The Financial Accounting Standards Board has proposed a big change in accounting for insurance companies that deal in long-duration contracts like life insurance, annuities, disability, and long-term care.

If issued as proposed, the accounting standards update would require significant implementation efforts by entities that are affected, says PwC in an alert to clients. “Although characterized by FASB as ‘targeted’ improvements, the proposals revise key elements of the measurement models for certain long-duration liabilities, as well as the amortization model for deferred acquisition costs for long-duration contracts,” PwC says.

FASB Chairman Russ Golden says the changes result from outreach with those who have a stake in insurance company accounting, where the board heard appeals for improvement in some specific areas of financial reporting related to long-duration contracts. “Based on that feedback, the board developed the proposed ASU, which sets forth recommended, targeted improvements to enhance the quality of information provided to investors about these contracts,” he said in a statement.

The odyssey to new insurance accounting began in 2007 with a discussion paper that addressed the potential for comprehensive improvements in the accounting for insurance broadly, not just for insurance companies, as well as the potential to converge U.S. GAAP with International Financial Reporting Standards. That led to a 2013 proposal on the accounting for insurance contracts under U.S. GAAP, which the board chose to refine further to focus on two separate accounting projects, one for short-duration contracts and the current proposal for long-duration contracts.

FASB says the exposure draft, which is open for public comment through Dec. 15, calls for more timely recognition of changes in the liability for future policy benefits by requiring entities to use updated assumptions to measure the liability. It would eliminate the usage of an asset rate, or the insurance company’s expected investment yield, to discount liability cash flows, focusing instead on cash flows discounted at the high-quality fixed-income instrument yield.

The proposal also would simplify and improve the accounting for certain options or guarantees in variable products by requiring them to be measured at fair value, FASB says, and would simplify the amortization of deferred acquisition costs and improve disclosures.

PwC says the proposal would require insurance companies to collect data they do not ordinarily process to achieve the changes FASB envisions.
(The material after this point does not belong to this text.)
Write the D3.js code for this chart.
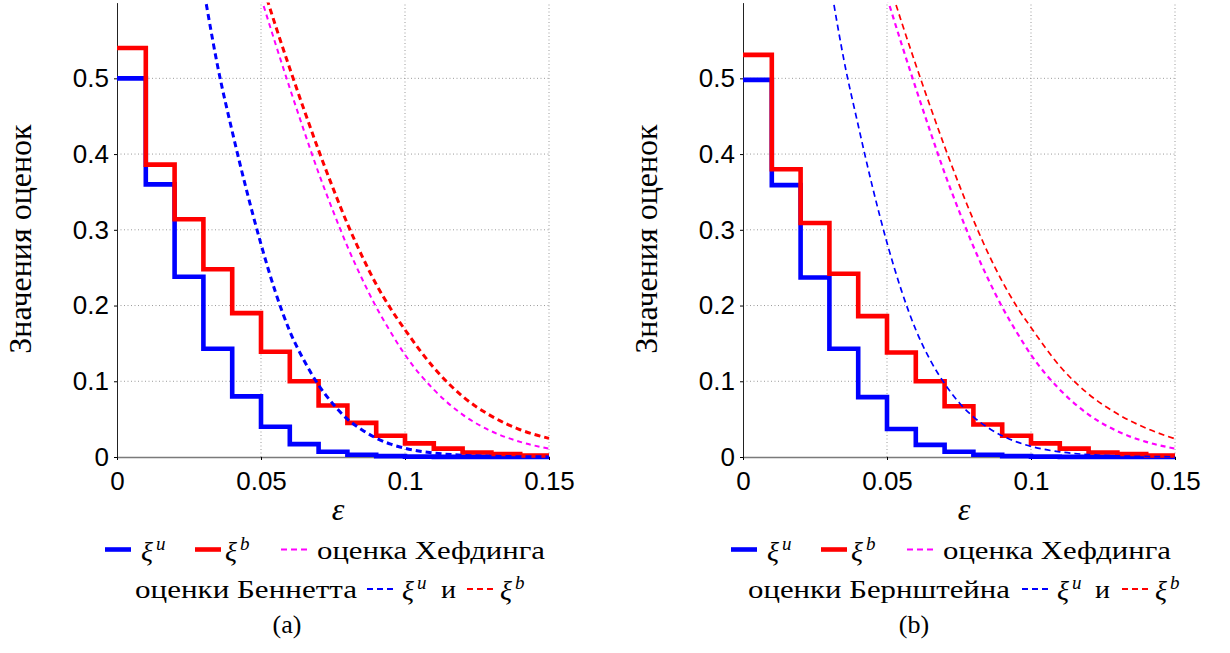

The significant changes, in PwC’s assessment of the proposal, will arise in the updating of assumptions, the calculation of the liability discount rate, the new uses of fair value measurement, changes to the universal life model, and additional disclosures. The simplified amortization of deferred acquisition costs also would represent a significant change, the firm says.

FASB says it did not arrive at the proposal without significant consultation with stakeholders, including four roundtable sessions, more than 100 meetings with users and preparers alike, and more than 200 comment letters on a 2013 proposal. The board says it has 18 preparers standing ready to field test the new standard as well.

The board has not established a targeted effective date for the new standard. More public roundtable meetings will be scheduled in the first quarter of 2017, FASB says.